Você sabia que a divisão do dia em horas adequadas para dormir, descansar e trabalhar foi muito influenciada pela Revolução Industrial inglesa?
Essa e outras informações e ponderações na excelente crônica do Prof. Sebe, tratando sobre Cronos, nosso senhor Tempo.
OS SEGREDOS DO TEMPO.
Essa e outras informações e ponderações na excelente crônica do Prof. Sebe, tratando sobre Cronos, nosso senhor Tempo.
OS SEGREDOS DO TEMPO.
José Carlos Sebe Bom
Meihy
Seguramente “tempo” é a matéria mais significativa do nosso viver moderno. E olha que não falo apenas do tempo de cada um, mas do tempo coletivo, aquele que regula e coordena as ações de todos no trabalho, na escola, na vida social enfim. É comum dizer e ouvir que “não temos mais tempo para nada”, e, desdobramento mecânico disto se repete que “vivemos correndo”. Olhando a história bíblica, aprendemos que tudo começou com a indicada expulsão do Paraíso, onde o Criador decretou, frente ao pecado da cobiça, que os seres humanos deveriam “ganhar o pão de cada dia com o suor do próprio rosto”. Estava dada a maldição redentora que nos faria cativos do trabalho. Como se sabe, trabalho e dinheiro são aliados, como mais tarde Calvino pontificaria na máxima Time is Money. Em termos práticos, foi a Revolução Industrial inglesa que definiu a divisão do tempo diário em três partes igualmente distribuídas: oito horas para o trabalho; oito para descanso/lazer e oito para dormir. Vale notar que para os índios e nativos de várias regiões menos afetadas pela industrialização, este fracionamento temporal não vigora. Entre tribos brasileiras por exemplo, é muito comum notar que se dorme duas horas, acorda-se e se parte para outras atividades como pesca e caça, fabrico de utensílios de barro, arte plumária ou mesmo ficar em conversa sem pretensão de utilidade. Com intervalos, volta-se a dormir e assim a vida se processa.
O filósofo judeu alemão Walter
Benjamin em artigo conhecido como “O narrador” revela que nos tempos modernos,
não temos mais tempo para longas narrativas e assim, em vez de contar
histórias, no máximo desenvolvemos a leitura e mecanicamente mudamos o
comportamento e as relações humanas. Sob esta ótica, a quebra nas soluções de
relatos quer dizer muito em termos de tempo, pois perdemos a capacidade de
aprender pela experiência do outro. Recentemente, nova neurose foi detectada
com o nome de “hebefrenia”. Trata-se de uma manifestação na qual o indivíduo perde
o poder de se ver como um todo e precisa do espelho (daí hebefrenia, termo
derivado da deusa grega Hebe que precisava do espelho para se ver inteira). A
visão parcelada das coisas e dos fatos é uma das dramáticas conseqüências do
uso do tempo segundo as leis da produtividade.

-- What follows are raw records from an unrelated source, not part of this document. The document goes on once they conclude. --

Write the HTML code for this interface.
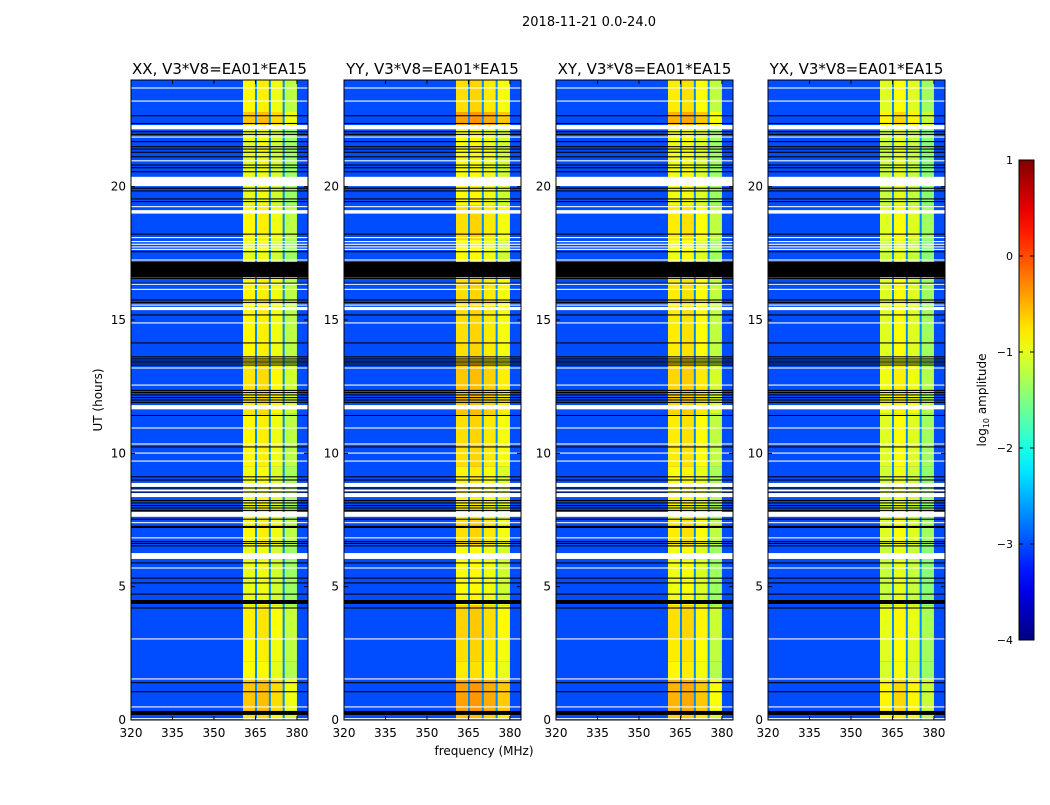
<!DOCTYPE html>
<html><head><meta charset="utf-8">
<style>
body{margin:0;background:#fff;width:1050px;height:800px;overflow:hidden;font-family:"Liberation Sans","DejaVu Sans",sans-serif;}
svg text{font-family:"DejaVu Sans","Liberation Sans",sans-serif;}
</style></head>
<body>
<svg id="fig" width="1050" height="800" xmlns="http://www.w3.org/2000/svg"></svg>
<script>
// ---- data ----
const panelTitles = ["XX, V3*V8=EA01*EA15","YY, V3*V8=EA01*EA15","XY, V3*V8=EA01*EA15","YX, V3*V8=EA01*EA15"];
const xTicks = [320,335,350,365,380];
const yTicks = [0,5,10,15,20];
const cbTicks = [1,0,-1,-2,-3,-4];
const noiseLevel = -3.0;
const subbandEdges = [360.5,365,370,375,380];
const dividerFreqs = [365.2,370.2,375.2];
const dividerLevel = -2.7;
const bandLevels = [[-1.0,-0.95,-1.1,-1.35],[-0.9,-0.85,-0.95,-1.1],[-0.95,-0.9,-1.05,-1.35],[-1.15,-1.0,-1.15,-1.45]];
const boostScale = [0.5,0.6,0.55,0.4];
const segStart = [0,0.3,1.5,2.2,3,4.3,6.5,7.5,9.5,11.5,13.3,15.3,16.6,18,19.3,22.2,22.8];
const segEnd   = [0.3,1.5,2.2,3,4.3,6.5,7.5,9.5,11.5,13.3,15.3,16.6,18,19.3,22.2,22.8,24];
const segBoost = [0.5,0.8,0.2,0.3,0.4,0,0.3,0.1,0.3,0.5,0.3,0.3,0,0.3,0,0.8,0.3];
// flags: [start hour, end hour, type 1=white(no data) 0=black]
const flags = [
[23.68,23.72,1],[23.19,23.23,1],[22.64,22.68,0],[22.35,22.39,0],[22.15,22.31,1],[22.04,22.08,0],[21.94,21.98,0],[21.84,21.88,1],
[21.67,21.71,0],[21.48,21.52,0],[21.39,21.43,0],[21.27,21.31,0],[21.10,21.14,0],[20.95,20.99,1],[20.79,20.83,0],[20.69,20.73,0],[20.54,20.58,0],
[20.02,20.37,1],[19.92,19.96,0],[19.82,19.86,0],[19.52,19.56,0],[19.42,19.46,0],[19.23,19.27,1],[18.99,19.12,1],
[18.20,18.24,0],[18.07,18.11,1],[17.92,17.96,1],[17.82,17.86,1],[17.72,17.76,1],[17.63,17.67,1],[17.54,17.58,0],[17.23,17.27,1],
[16.61,17.18,0],[16.54,16.58,0],[16.36,16.40,0],[16.32,16.36,1],[16.13,16.17,1],[15.73,15.77,0],[15.64,15.68,0],[15.54,15.58,1],[15.37,15.49,1],
[15.17,15.21,0],[14.87,14.91,1],[14.12,14.16,0],
[13.60,13.64,0],[13.52,13.56,0],[13.44,13.48,0],[13.37,13.41,0],[13.29,13.33,0],[13.18,13.22,1],[12.54,12.58,1],
[12.34,12.38,0],[12.26,12.30,0],[12.17,12.21,0],[12.07,12.11,0],[11.98,12.02,0],[11.89,11.93,0],[11.65,11.81,1],[11.40,11.44,0],
[10.93,10.97,1],[10.33,10.37,1],[10.22,10.26,0],[9.99,10.03,1],[9.69,9.73,1],[9.10,9.14,0],[8.98,9.02,0],
[8.74,8.89,1],[8.68,8.72,0],[8.57,8.64,1],[8.53,8.57,0],[8.36,8.51,1],
[8.21,8.25,0],[8.12,8.16,0],[8.02,8.06,0],[7.93,7.97,0],[7.84,7.88,0],[7.62,7.80,1],[7.51,7.55,0],[7.38,7.42,1],[7.20,7.28,0],
[6.81,6.85,1],[6.67,6.71,0],[6.60,6.64,0],[6.51,6.55,0],[6.04,6.26,1],[5.87,5.91,0],[5.68,5.72,1],
[5.30,5.34,0],[5.12,5.16,0],[4.70,4.74,0],[4.35,4.50,0],[4.18,4.22,0],
[3.02,3.06,1],[1.52,1.56,1],[1.38,1.42,0],[1.04,1.08,0],[0.47,0.51,1],[0.19,0.34,0],[0.03,0.07,1]
];

// ---- layout ----
const NS="http://www.w3.org/2000/svg";
const svg=document.getElementById('fig');
const panelLeft=[131,344,556,768], PW=177, PT=80, PB=720;
const fMin=320,fMax=384,hMin=0,hMax=24;
function mk(tag,attrs,parent){const e=document.createElementNS(NS,tag);for(const k in attrs)e.setAttribute(k,attrs[k]);(parent||svg).appendChild(e);return e;}
function jet(v){let t=(v+4)/5;t=Math.max(0,Math.min(1,t));
 const f=x=>Math.max(0,Math.min(1,x));
 const r=f(1.5-Math.abs(4*t-3)),g=f(1.5-Math.abs(4*t-2)),b=f(1.5-Math.abs(4*t-1));
 return `rgb(${Math.round(r*255)},${Math.round(g*255)},${Math.round(b*255)})`;}

const sup=mk('text',{x:589,y:26,'font-size':13,'text-anchor':'middle'});
sup.textContent="2018-11-21 0.0-24.0";



panelTitles.forEach((title,p)=>{
 const L=panelLeft[p];
 const xs=f=>L+(f-fMin)/(fMax-fMin)*PW;
 const ys=h=>PB-(h-hMin)/(hMax-hMin)*(PB-PT);
 const g=mk('g',{});
 
 
 const bg=mk('rect',{x:L,y:PT,width:PW,height:PB-PT,fill:jet(noiseLevel)},g);
 
 
 for(let s=0;s<segStart.length;s++){
  for(let b=0;b<4;b++){
   const v=bandLevels[p][b]+segBoost[s]*boostScale[p];
   const r=mk('rect',{x:xs(subbandEdges[b]),y:ys(segEnd[s]),width:xs(subbandEdges[b+1])-xs(subbandEdges[b]),height:ys(segStart[s])-ys(segEnd[s]),fill:jet(v)},g);
   
   
  }
 }
 dividerFreqs.forEach(f=>{
  const d=mk('rect',{x:xs(f)-1,y:PT,width:2,height:PB-PT,fill:jet(dividerLevel)},g);
  
  
 });
 flags.forEach(fl=>{
  const y0=ys(fl[1]),y1=ys(fl[0]);
  const r=mk('rect',{x:L,y:y0,width:PW,height:Math.max(1,y1-y0),fill:fl[2]?'#fff':'#000'},g);
  
  
 });
 const fr=mk('rect',{x:L,y:PT,width:PW,height:PB-PT,fill:'none',stroke:'#000','stroke-width':1},g);
 
 
 xTicks.forEach(t=>{
  const x=xs(t);
  mk('line',{x1:x,y1:PB,x2:x,y2:PB-4,stroke:'#000'},g);
  mk('line',{x1:x,y1:PT,x2:x,y2:PT+4,stroke:'#000'},g);
  const tx=mk('text',{x:x,y:PB+17,'font-size':12,'text-anchor':'middle'},g);
  tx.textContent=t;
  
  
 });
 yTicks.forEach(t=>{
  const y=ys(t);
  mk('line',{x1:L,y1:y,x2:L+4,y2:y,stroke:'#000'},g);
  mk('line',{x1:L+PW,y1:y,x2:L+PW-4,y2:y,stroke:'#000'},g);
  const tx=mk('text',{x:L-5,y:y+4,'font-size':12,'text-anchor':'end'},g);
  tx.textContent=t;
  
  
 });
 const tt=mk('text',{x:L+PW/2,y:74,'font-size':15,'text-anchor':'middle'},g);
 tt.textContent=title;
 
 
});

const yl=mk('text',{x:0,y:0,'font-size':12,'text-anchor':'middle',transform:'translate(102,400) rotate(-90)'});
yl.textContent="UT (hours)";


const xl=mk('text',{x:484,y:755,'font-size':12,'text-anchor':'middle'});
xl.textContent="frequency (MHz)";



const CBX=1019,CBW=15,CBT=160,CBB=640;
const defs=mk('defs',{});
const grad=mk('linearGradient',{id:'jetg',x1:0,y1:1,x2:0,y2:0},defs);
for(let i=0;i<=20;i++){mk('stop',{offset:i/20,'stop-color':jet(-4+5*i/20)},grad);}
const cb=mk('rect',{x:CBX,y:CBT,width:CBW,height:CBB-CBT,fill:'url(#jetg)',stroke:'#000','stroke-width':1});


cbTicks.forEach(t=>{
 const y=CBB-(t+4)/5*(CBB-CBT);
 mk('line',{x1:CBX,y1:y,x2:CBX+4,y2:y,stroke:'#000'});
 mk('line',{x1:CBX+CBW,y1:y,x2:CBX+CBW-4,y2:y,stroke:'#000'});
 const tx=mk('text',{x:CBX-6,y:y+4,'font-size':11,'text-anchor':'end'});
 tx.textContent=t<0?'\u2212'+(-t):String(t);
 
 
});
const cl=mk('text',{x:0,y:0,'font-size':12,'text-anchor':'middle',transform:'translate(986,400) rotate(-90)'});
cl.innerHTML='log<tspan font-size="8" dy="3">10</tspan><tspan dy="-3"> amplitude</tspan>';


</script>
</body></html>
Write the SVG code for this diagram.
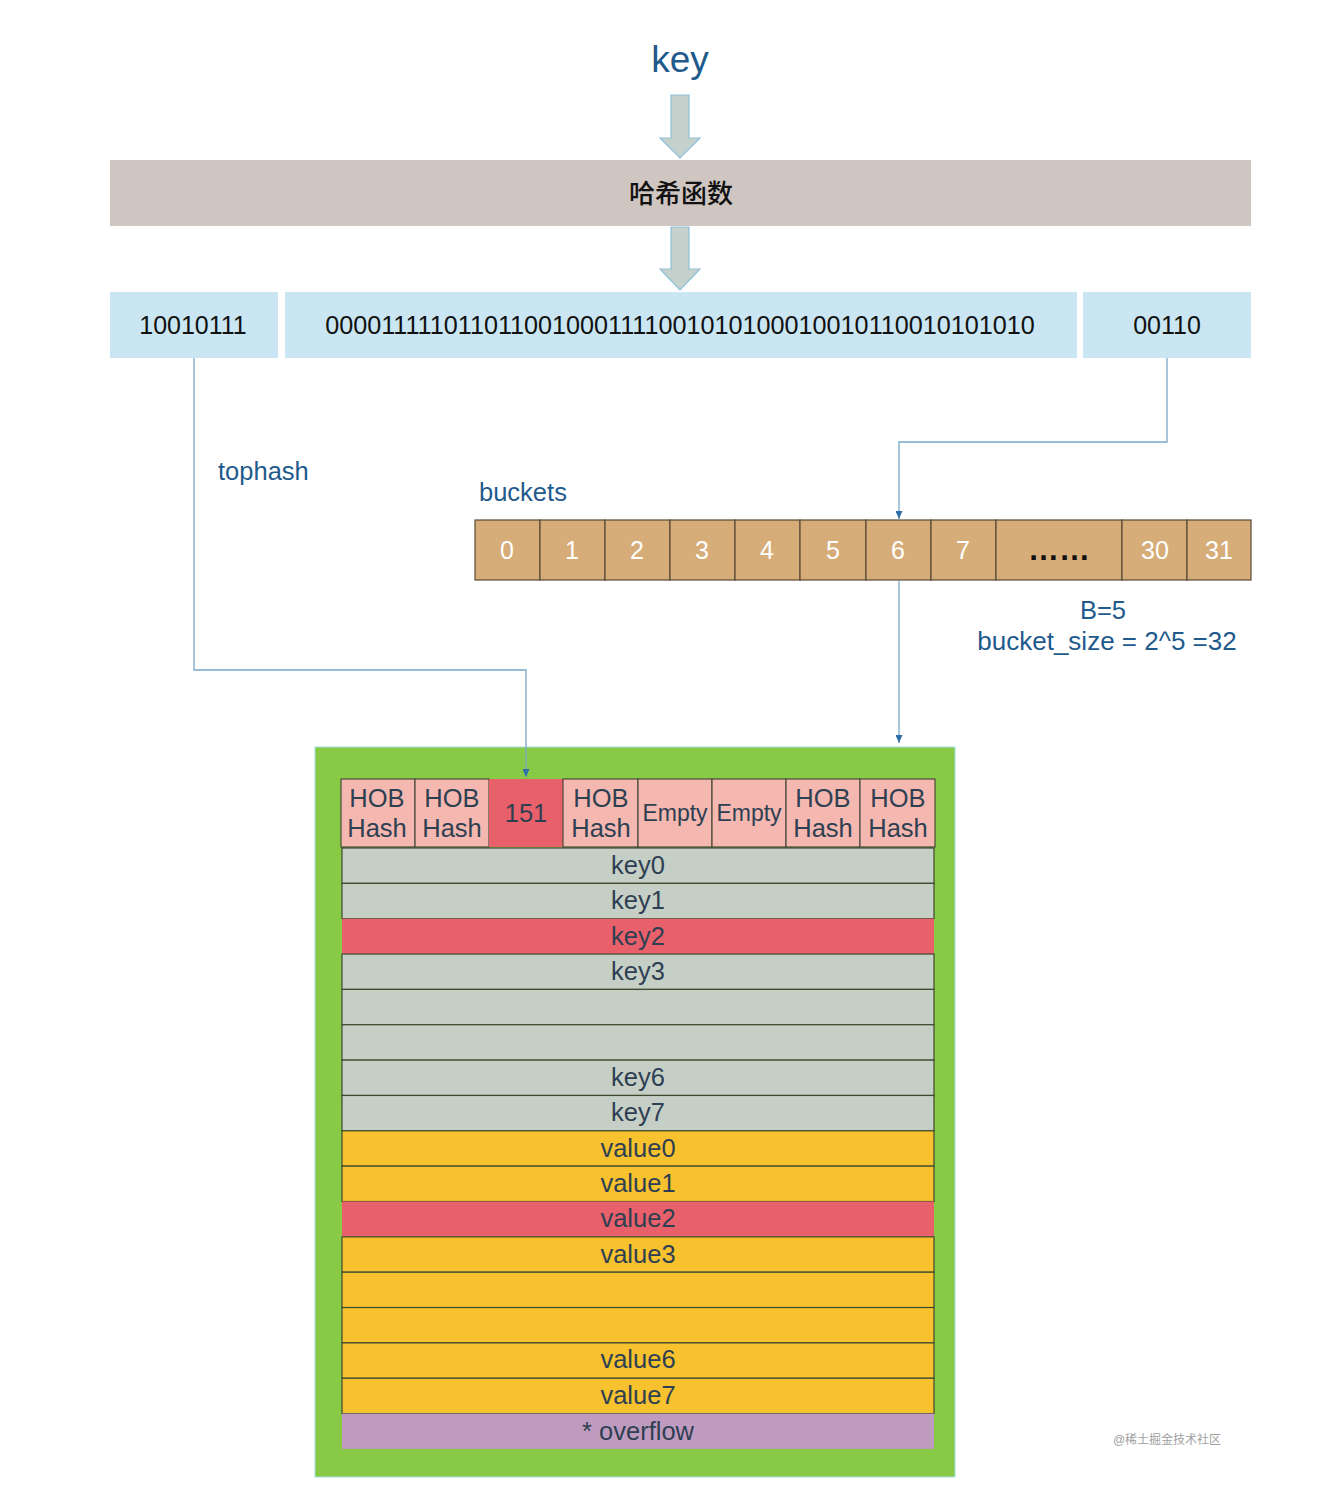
<svg xmlns="http://www.w3.org/2000/svg" width="1326" height="1508" viewBox="0 0 1326 1508">
<style>
text{font-family:"Liberation Sans",Arial,sans-serif;}
.t{font-size:25.5px;text-anchor:middle;fill:#2f3f52;}
.blk{font-size:25px;text-anchor:middle;fill:#111;}
.wh{font-size:25px;text-anchor:middle;fill:#fff;}
.lbl{font-size:25.5px;fill:#1f5a8c;}
.bin{fill:#c9e6f2;}
.bk{fill:#d6ad78;stroke:#5a4a38;stroke-width:1.2;}
.hob{fill:#f4b8b0;stroke:#4a4a3a;stroke-width:1.2;}
.row{stroke:#3d4a30;stroke-width:1.2;}
.grey{fill:#c5cfc6;}
.yel{fill:#f7c22d;}
.red{fill:#e8606a;}
.con{fill:none;stroke:#7aa8c8;stroke-width:1.3;}
.barr{fill:#c5d1cc;stroke:#8dc0d8;stroke-width:1.2;}
</style>
<defs>
<marker id="tri" markerWidth="8" markerHeight="7" refX="8" refY="3.5" orient="auto" markerUnits="userSpaceOnUse"><path d="M0,0 L8,3.5 L0,7 Z" fill="#2f6fa5"/></marker>
</defs>
<rect width="1326" height="1508" fill="#fff"/>

<g id="key-label"><text x="680" y="72" style="font-size:37px;text-anchor:middle;fill:#1f5a8c;">key</text></g>

<g id="arrow1"><path class="barr" d="M671,95 L689,95 L689,138 L700,138 L680,158 L660,138 L671,138 Z"/></g>

<g id="hash-func"><rect x="110" y="160" width="1141" height="66" fill="#cfc6c1"/><text class="blk" x="681" y="203" style="font-size:26px;font-family:'Noto Sans CJK SC',sans-serif;font-weight:500;">哈希函数</text></g>

<g id="arrow2"><path class="barr" d="M671,227 L689,227 L689,269 L700,269 L680,290 L660,269 L671,269 Z"/></g>

<g id="bin-top"><rect class="bin" x="110" y="292" width="168" height="66"/><text class="blk" x="193" y="334">10010111</text></g>
<g id="bin-mid"><rect class="bin" x="285" y="292" width="792" height="66"/><text class="blk" x="680" y="334" style="font-size:25.2px">0000111110110110010001111001010100010010110010101010</text></g>
<g id="bin-low"><rect class="bin" x="1083" y="292" width="168" height="66"/><text class="blk" x="1167" y="334">00110</text></g>

<g id="tophash-label"><text class="lbl" x="218" y="480">tophash</text></g>
<g id="buckets-label"><text class="lbl" x="479" y="501">buckets</text></g>
<g id="b-label"><text class="lbl" x="1103" y="619" text-anchor="middle">B=5</text><text class="lbl" x="1107" y="650" text-anchor="middle" style="font-size:26px">bucket_size = 2^5 =32</text></g>

<g id="buckets">
<rect class="bk" x="475" y="520" width="65" height="60"/><text class="wh" x="507" y="559">0</text>
<rect class="bk" x="540" y="520" width="65" height="60"/><text class="wh" x="572" y="559">1</text>
<rect class="bk" x="605" y="520" width="65" height="60"/><text class="wh" x="637" y="559">2</text>
<rect class="bk" x="670" y="520" width="65" height="60"/><text class="wh" x="702" y="559">3</text>
<rect class="bk" x="735" y="520" width="65" height="60"/><text class="wh" x="767" y="559">4</text>
<rect class="bk" x="800" y="520" width="66" height="60"/><text class="wh" x="833" y="559">5</text>
<rect class="bk" x="866" y="520" width="65" height="60"/><text class="wh" x="898" y="559">6</text>
<rect class="bk" x="931" y="520" width="65" height="60"/><text class="wh" x="963" y="559">7</text>
<rect class="bk" x="996" y="520" width="126" height="60"/><text class="blk" x="1059" y="560" style="font-size:31px;font-weight:bold;">……</text>
<rect class="bk" x="1122" y="520" width="65" height="60"/><text class="wh" x="1155" y="559">30</text>
<rect class="bk" x="1187" y="520" width="64" height="60"/><text class="wh" x="1219" y="559">31</text>
</g>

<g id="bucket-struct">
<rect x="315" y="747" width="640" height="730" fill="#88c946" stroke="#9fe0e8" stroke-width="1"/>
<g id="tophash-row">
<rect class="hob" x="341" y="779" width="74" height="68"/><text class="t" x="377" y="807">HOB</text><text class="t" x="377" y="837">Hash</text>
<rect class="hob" x="415" y="779" width="74" height="68"/><text class="t" x="452" y="807">HOB</text><text class="t" x="452" y="837">Hash</text>
<rect x="489" y="779" width="74" height="68" fill="#e8606a"/><text class="t" x="526" y="822">151</text>
<rect class="hob" x="563" y="779" width="75" height="68"/><text class="t" x="601" y="807">HOB</text><text class="t" x="601" y="837">Hash</text>
<rect class="hob" x="638" y="779" width="74" height="68"/><text class="t" x="675" y="821" style="font-size:23px">Empty</text>
<rect class="hob" x="712" y="779" width="74" height="68"/><text class="t" x="749" y="821" style="font-size:23px">Empty</text>
<rect class="hob" x="786" y="779" width="74" height="68"/><text class="t" x="823" y="807">HOB</text><text class="t" x="823" y="837">Hash</text>
<rect class="hob" x="860" y="779" width="75" height="68"/><text class="t" x="898" y="807">HOB</text><text class="t" x="898" y="837">Hash</text>
</g>
<g id="rows">
<rect class="row grey" x="342" y="848" width="592" height="35.35"/><text class="t" x="638" y="874">key0</text>
<rect class="row grey" x="342" y="883.35" width="592" height="35.35"/><text class="t" x="638" y="909">key1</text>
<rect class="red" x="342" y="918.7" width="592" height="35.35"/><text class="t" x="638" y="945">key2</text>
<rect class="row grey" x="342" y="954.05" width="592" height="35.35"/><text class="t" x="638" y="980">key3</text>
<rect class="row grey" x="342" y="989.4" width="592" height="35.35"/>
<rect class="row grey" x="342" y="1024.75" width="592" height="35.35"/>
<rect class="row grey" x="342" y="1060.1" width="592" height="35.35"/><text class="t" x="638" y="1086">key6</text>
<rect class="row grey" x="342" y="1095.45" width="592" height="35.35"/><text class="t" x="638" y="1121">key7</text>
<rect class="row yel" x="342" y="1130.8" width="592" height="35.35"/><text class="t" x="638" y="1157">value0</text>
<rect class="row yel" x="342" y="1166.15" width="592" height="35.35"/><text class="t" x="638" y="1192">value1</text>
<rect class="red" x="342" y="1201.5" width="592" height="35.35"/><text class="t" x="638" y="1227">value2</text>
<rect class="row yel" x="342" y="1236.85" width="592" height="35.35"/><text class="t" x="638" y="1263">value3</text>
<rect class="row yel" x="342" y="1272.2" width="592" height="35.35"/>
<rect class="row yel" x="342" y="1307.55" width="592" height="35.35"/>
<rect class="row yel" x="342" y="1342.9" width="592" height="35.35"/><text class="t" x="638" y="1368">value6</text>
<rect class="row yel" x="342" y="1378.25" width="592" height="35.35"/><text class="t" x="638" y="1404">value7</text>
<rect x="342" y="1413.6" width="592" height="35.35" fill="#bf9bbf"/><text class="t" x="638" y="1440">* overflow</text>
</g>
</g>

<g id="connectors">
<polyline class="con" points="194,358 194,670 526,670 526,777" marker-end="url(#tri)"/>
<polyline class="con" points="1167,358 1167,442 899,442 899,519" marker-end="url(#tri)"/>
<polyline class="con" points="899,581 899,743" marker-end="url(#tri)"/>
</g>

<g id="watermark"><text x="1167" y="1444" style="font-size:12px;text-anchor:middle;fill:#a0a0a0;font-family:'Liberation Sans','Noto Sans CJK SC',sans-serif;">@稀土掘金技术社区</text></g>
</svg>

Mauro Maldonato é o nome de um
filósofo italiano que tem revolucionado o conceito de tempo na modernidade,
mostrando que há reações à ditadura do relógio. Ao questionar valores que não
mudaram com o comando do tempo cronológico, diz ele que há outros tempos de
difícil mensuração como o “tempo do amor”, “tempo do ódio”, “tempo da saudade”.
Diz também o criativo pensador que estes “tempos subjetivos” não se submetem à
duração do relógio e são comandados pelos procedimentos da memória. Esta
diferenciação acabou por provocar séria crise entre o tempo objetivo e o
subjetivo. De toda forma, o que pesa mesmo no âmbito do capitalismo é o que
rende dinheiro, lucro ou capital. Não se considera muito mais que não seja
produtivo ou prático e nesta ordem, amar, ter raiva, sentir falta são valores
menores e às vezes até tido como exceção ou doentios.
A contemplação dessas variantes
em termos do tempo das festas de fim de ano torna-se emblemática dos dilemas da
modernidade. Tomemos por exemplo o Natal. Em juízos éticos é um tempo de confraternização,
de apelo solidário e de reparação dos desencontros da vida, mas, marcado no
calendário comercial, as festas natalinas se aproveitam dos ciclos de renovação
afetiva e tentam – sempre com sucesso – desvirtuar o que se tem de mais
profundo na humanidade: o tempo da lógica moral da vida. O que se aprende com
tudo isso é que não se deve deixar de lado as oportunidades que se nos afiguram
agora. É preciso aprender que a existência nos dá oportunidade de, no final do
ano, juntar o tempo cronológico com o tempo espiritual e assim viver se maiores
contradições os dilemas de ser contemporâneo.